-- RECORDS FOR THIS EXERCISE start --

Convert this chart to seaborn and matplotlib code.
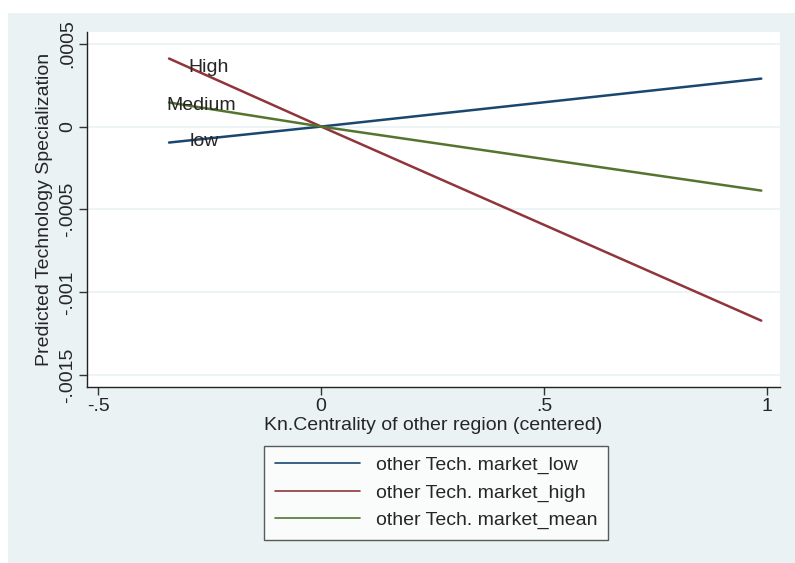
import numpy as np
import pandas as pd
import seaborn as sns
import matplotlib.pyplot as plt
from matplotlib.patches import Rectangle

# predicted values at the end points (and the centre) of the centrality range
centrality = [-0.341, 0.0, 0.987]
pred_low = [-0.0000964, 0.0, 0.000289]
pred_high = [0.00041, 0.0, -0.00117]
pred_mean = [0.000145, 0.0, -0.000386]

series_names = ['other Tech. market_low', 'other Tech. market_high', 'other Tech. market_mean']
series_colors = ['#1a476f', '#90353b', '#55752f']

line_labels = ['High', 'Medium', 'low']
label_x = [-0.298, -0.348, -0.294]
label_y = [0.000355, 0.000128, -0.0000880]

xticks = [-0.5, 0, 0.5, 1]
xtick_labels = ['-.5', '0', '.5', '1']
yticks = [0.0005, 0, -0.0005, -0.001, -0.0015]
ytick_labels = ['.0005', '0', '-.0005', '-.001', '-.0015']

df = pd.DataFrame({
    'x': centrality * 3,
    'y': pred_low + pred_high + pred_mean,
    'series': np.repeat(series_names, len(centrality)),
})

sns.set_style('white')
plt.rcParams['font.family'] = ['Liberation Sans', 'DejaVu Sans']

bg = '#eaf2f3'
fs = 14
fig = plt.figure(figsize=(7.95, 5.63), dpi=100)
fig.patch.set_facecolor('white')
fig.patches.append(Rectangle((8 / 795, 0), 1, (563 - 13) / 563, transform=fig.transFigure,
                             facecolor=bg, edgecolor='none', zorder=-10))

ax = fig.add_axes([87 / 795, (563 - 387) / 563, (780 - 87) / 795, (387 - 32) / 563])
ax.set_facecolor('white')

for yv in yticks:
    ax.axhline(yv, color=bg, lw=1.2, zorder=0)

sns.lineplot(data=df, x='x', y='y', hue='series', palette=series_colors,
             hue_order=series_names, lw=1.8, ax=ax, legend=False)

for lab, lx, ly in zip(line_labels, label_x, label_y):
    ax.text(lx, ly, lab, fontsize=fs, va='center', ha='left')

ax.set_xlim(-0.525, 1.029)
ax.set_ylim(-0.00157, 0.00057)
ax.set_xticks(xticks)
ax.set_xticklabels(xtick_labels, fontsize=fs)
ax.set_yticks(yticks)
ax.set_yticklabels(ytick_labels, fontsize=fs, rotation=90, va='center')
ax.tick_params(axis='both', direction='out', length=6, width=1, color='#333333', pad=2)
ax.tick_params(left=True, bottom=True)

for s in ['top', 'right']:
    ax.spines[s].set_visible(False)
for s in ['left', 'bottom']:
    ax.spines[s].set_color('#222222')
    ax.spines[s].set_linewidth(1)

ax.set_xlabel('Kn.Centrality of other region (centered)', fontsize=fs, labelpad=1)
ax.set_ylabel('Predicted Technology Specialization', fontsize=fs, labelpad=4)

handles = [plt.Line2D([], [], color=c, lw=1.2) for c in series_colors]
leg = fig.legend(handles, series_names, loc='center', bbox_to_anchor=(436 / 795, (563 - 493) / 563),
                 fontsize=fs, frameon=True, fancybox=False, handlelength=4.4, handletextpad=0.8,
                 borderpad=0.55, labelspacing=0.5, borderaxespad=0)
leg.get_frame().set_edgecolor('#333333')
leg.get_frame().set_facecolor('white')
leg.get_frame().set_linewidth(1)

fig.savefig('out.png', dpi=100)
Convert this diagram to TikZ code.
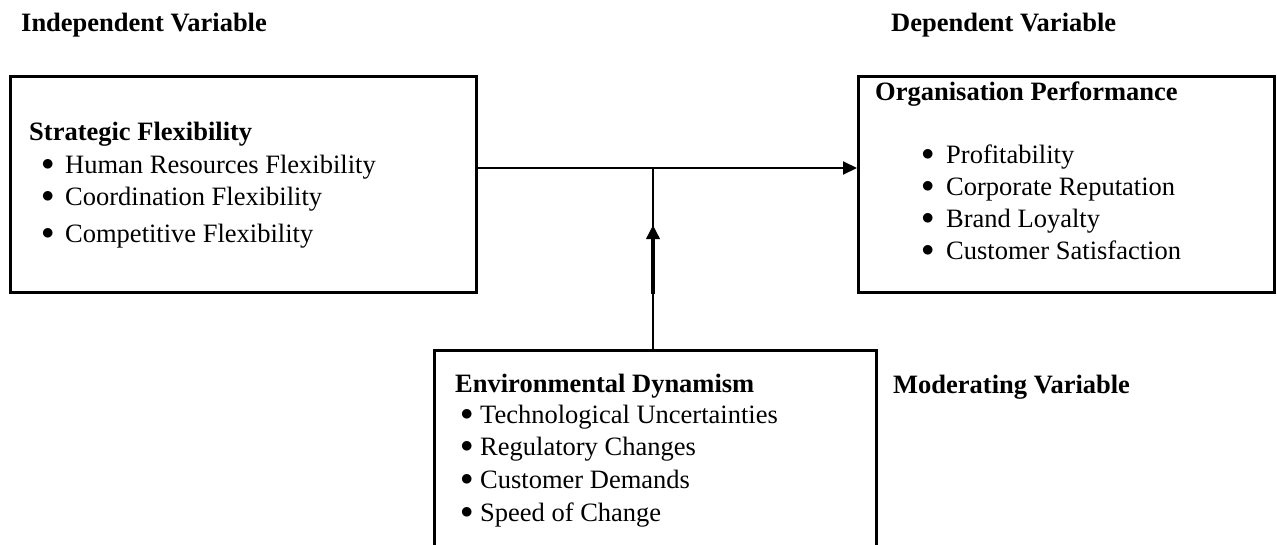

-- RECORDS FOR THIS EXERCISE end --

**WRITTEN PROBLEM**
Set down word for word the lines from the first entry through the line with "series_colors = ['#1a476f', '#90353b', '#55752f']", both included, omitting pictures.

**OUTPUT BELOW**
Convert this chart to seaborn and matplotlib code.
import numpy as np
import pandas as pd
import seaborn as sns
import matplotlib.pyplot as plt
from matplotlib.patches import Rectangle

# predicted values at the end points (and the centre) of the centrality range
centrality = [-0.341, 0.0, 0.987]
pred_low = [-0.0000964, 0.0, 0.000289]
pred_high = [0.00041, 0.0, -0.00117]
pred_mean = [0.000145, 0.0, -0.000386]

series_names = ['other Tech. market_low', 'other Tech. market_high', 'other Tech. market_mean']
series_colors = ['#1a476f', '#90353b', '#55752f']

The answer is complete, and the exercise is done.